▶ [Exercise aim]
Below is a listing. Gather each line of it that contains "React".

▶ [Entries supplied]
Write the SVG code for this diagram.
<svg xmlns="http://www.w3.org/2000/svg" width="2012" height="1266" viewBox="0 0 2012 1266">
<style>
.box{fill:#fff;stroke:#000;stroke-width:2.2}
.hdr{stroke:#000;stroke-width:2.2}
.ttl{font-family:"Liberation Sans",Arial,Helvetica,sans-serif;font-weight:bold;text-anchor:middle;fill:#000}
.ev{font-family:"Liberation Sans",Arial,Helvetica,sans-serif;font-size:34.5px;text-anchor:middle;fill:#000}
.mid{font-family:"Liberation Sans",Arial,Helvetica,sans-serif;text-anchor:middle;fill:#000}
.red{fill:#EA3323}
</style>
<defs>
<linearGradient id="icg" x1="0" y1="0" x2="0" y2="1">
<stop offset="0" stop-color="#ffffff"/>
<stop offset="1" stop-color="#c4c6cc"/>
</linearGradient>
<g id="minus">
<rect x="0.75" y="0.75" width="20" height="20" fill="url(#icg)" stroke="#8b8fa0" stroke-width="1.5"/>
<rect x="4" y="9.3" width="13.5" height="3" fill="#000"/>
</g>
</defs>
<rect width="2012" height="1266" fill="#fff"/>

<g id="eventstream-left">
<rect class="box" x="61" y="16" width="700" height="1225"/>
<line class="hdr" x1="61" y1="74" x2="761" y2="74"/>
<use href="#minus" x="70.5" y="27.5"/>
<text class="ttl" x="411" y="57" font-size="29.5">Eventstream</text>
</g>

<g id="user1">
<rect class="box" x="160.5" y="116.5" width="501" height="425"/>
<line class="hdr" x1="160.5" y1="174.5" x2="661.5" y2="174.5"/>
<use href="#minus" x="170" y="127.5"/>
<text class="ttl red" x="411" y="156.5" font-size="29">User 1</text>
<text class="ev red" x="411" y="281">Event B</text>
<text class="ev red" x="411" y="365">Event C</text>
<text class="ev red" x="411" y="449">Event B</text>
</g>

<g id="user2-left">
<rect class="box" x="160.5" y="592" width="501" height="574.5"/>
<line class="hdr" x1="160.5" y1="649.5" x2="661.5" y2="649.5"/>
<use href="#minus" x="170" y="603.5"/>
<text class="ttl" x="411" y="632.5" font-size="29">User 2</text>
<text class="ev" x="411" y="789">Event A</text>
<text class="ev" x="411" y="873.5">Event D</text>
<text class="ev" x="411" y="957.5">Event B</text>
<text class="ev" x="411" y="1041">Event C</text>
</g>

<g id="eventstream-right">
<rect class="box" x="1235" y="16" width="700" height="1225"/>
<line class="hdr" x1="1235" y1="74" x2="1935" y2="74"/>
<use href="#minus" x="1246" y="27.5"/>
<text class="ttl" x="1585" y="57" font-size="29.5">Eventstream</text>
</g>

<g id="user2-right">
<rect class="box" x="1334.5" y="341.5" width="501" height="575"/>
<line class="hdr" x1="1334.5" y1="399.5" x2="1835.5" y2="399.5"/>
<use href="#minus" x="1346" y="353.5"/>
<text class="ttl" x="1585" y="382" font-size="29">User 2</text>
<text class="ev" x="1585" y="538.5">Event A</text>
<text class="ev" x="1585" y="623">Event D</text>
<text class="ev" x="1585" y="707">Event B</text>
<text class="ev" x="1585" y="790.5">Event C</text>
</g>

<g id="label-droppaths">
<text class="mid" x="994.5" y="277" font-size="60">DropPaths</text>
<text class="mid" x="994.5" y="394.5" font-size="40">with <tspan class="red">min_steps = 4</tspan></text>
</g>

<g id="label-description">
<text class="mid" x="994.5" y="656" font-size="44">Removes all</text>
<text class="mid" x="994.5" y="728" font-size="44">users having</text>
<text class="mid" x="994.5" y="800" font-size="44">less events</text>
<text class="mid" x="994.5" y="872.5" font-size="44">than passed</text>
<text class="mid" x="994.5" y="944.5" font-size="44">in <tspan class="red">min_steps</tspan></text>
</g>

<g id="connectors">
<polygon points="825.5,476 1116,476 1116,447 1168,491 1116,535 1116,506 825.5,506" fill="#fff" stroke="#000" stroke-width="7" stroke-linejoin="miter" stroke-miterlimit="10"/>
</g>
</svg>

---

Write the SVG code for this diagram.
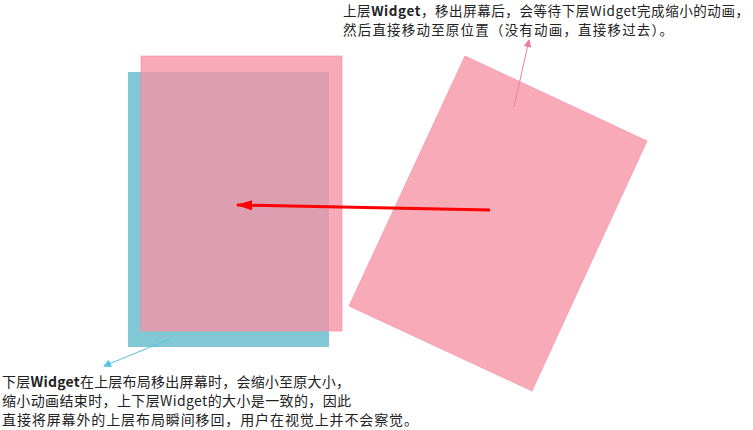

* * *

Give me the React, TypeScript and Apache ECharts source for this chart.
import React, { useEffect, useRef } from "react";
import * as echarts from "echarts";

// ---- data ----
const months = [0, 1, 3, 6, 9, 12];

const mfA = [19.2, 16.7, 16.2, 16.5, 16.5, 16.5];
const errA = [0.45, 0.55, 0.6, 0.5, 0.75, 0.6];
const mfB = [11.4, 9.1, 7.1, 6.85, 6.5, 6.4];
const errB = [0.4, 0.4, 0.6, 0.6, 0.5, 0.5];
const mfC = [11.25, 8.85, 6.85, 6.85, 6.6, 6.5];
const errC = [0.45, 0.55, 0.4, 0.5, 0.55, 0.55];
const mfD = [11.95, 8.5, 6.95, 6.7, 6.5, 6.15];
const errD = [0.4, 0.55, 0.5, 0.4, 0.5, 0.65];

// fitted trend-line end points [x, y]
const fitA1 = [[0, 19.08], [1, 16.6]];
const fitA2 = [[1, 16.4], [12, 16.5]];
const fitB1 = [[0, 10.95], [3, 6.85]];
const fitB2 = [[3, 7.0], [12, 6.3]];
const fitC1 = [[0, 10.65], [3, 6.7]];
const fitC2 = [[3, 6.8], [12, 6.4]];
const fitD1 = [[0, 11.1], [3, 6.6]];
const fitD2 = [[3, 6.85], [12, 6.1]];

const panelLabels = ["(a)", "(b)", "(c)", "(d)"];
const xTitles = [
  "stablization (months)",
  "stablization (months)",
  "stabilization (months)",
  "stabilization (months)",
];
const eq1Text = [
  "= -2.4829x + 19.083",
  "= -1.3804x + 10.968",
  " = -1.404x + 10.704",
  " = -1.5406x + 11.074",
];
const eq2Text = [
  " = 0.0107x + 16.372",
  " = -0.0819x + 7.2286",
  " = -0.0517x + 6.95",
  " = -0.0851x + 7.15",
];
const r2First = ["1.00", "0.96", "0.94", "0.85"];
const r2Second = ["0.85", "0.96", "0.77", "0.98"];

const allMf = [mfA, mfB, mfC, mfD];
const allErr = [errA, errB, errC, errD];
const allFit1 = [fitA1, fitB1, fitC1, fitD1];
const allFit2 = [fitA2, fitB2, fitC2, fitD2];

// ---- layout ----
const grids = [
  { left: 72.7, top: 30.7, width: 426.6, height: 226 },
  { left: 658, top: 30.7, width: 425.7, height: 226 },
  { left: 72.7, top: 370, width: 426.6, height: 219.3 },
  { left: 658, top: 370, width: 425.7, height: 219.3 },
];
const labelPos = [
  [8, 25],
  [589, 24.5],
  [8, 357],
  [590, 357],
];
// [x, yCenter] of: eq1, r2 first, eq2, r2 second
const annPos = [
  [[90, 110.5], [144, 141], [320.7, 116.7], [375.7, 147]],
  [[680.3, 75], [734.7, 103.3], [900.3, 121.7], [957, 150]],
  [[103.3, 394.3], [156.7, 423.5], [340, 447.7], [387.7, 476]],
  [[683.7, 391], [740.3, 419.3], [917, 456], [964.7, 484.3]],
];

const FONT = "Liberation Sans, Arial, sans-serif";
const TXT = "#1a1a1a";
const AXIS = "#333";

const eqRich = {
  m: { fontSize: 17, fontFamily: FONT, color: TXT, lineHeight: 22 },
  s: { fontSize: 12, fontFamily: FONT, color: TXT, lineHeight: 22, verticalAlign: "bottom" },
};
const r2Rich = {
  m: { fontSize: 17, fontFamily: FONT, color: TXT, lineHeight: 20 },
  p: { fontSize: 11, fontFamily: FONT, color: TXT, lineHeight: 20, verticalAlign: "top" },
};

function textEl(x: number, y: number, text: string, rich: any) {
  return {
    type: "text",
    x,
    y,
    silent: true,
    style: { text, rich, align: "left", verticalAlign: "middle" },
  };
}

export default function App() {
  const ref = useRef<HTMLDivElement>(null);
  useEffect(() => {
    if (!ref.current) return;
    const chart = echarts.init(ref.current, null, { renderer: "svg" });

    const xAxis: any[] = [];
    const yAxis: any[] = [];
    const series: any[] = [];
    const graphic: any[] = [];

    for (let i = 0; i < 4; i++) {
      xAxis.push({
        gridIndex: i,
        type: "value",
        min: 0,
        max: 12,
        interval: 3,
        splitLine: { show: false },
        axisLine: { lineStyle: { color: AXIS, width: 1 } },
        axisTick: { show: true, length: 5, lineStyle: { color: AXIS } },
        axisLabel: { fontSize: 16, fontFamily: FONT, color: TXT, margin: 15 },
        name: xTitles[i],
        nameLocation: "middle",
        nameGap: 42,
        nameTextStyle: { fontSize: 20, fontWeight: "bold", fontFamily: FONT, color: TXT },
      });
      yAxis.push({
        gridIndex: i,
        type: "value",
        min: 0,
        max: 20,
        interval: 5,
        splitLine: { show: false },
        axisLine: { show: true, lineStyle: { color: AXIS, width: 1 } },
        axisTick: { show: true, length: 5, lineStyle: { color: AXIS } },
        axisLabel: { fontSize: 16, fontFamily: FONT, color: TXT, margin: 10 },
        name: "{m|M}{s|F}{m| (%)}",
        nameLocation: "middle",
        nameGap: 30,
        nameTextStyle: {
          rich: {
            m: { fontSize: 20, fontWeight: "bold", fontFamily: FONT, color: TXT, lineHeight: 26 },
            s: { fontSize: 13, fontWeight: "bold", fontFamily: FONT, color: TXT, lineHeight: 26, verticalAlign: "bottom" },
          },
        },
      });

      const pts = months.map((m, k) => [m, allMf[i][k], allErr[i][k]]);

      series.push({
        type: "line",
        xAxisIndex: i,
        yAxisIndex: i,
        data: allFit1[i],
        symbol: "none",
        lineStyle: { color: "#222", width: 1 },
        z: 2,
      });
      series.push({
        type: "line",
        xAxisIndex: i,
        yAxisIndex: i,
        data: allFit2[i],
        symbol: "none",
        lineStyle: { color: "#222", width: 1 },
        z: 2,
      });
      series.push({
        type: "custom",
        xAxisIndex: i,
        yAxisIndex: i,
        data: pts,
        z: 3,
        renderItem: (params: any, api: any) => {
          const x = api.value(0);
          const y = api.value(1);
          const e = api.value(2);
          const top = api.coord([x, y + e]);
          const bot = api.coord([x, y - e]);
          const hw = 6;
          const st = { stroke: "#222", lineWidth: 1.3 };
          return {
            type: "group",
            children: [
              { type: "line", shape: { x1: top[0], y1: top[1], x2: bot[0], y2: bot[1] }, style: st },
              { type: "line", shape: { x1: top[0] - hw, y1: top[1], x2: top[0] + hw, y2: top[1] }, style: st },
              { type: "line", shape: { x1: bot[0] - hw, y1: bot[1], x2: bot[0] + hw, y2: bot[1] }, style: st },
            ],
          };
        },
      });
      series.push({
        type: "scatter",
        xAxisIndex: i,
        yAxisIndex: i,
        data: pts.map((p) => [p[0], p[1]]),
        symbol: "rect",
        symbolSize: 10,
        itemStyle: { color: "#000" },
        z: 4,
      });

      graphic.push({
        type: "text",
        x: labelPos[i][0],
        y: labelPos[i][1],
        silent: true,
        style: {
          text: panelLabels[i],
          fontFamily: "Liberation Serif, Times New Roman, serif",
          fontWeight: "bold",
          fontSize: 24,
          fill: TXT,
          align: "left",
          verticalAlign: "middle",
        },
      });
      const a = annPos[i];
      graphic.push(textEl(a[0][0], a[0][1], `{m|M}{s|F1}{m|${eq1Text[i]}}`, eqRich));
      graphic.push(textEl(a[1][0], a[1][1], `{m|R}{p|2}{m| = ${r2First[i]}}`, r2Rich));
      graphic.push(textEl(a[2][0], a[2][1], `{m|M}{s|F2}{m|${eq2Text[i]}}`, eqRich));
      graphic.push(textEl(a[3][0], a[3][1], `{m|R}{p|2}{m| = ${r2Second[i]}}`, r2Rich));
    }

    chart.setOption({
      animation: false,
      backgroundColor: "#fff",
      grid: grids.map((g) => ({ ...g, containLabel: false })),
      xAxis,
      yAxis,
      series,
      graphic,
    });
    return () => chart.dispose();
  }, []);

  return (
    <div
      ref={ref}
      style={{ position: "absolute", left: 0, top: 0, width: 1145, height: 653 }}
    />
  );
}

▶ [Full answer]
Give me the React, TypeScript and Apache ECharts source for this chart.
import React, { useEffect, useRef } from "react";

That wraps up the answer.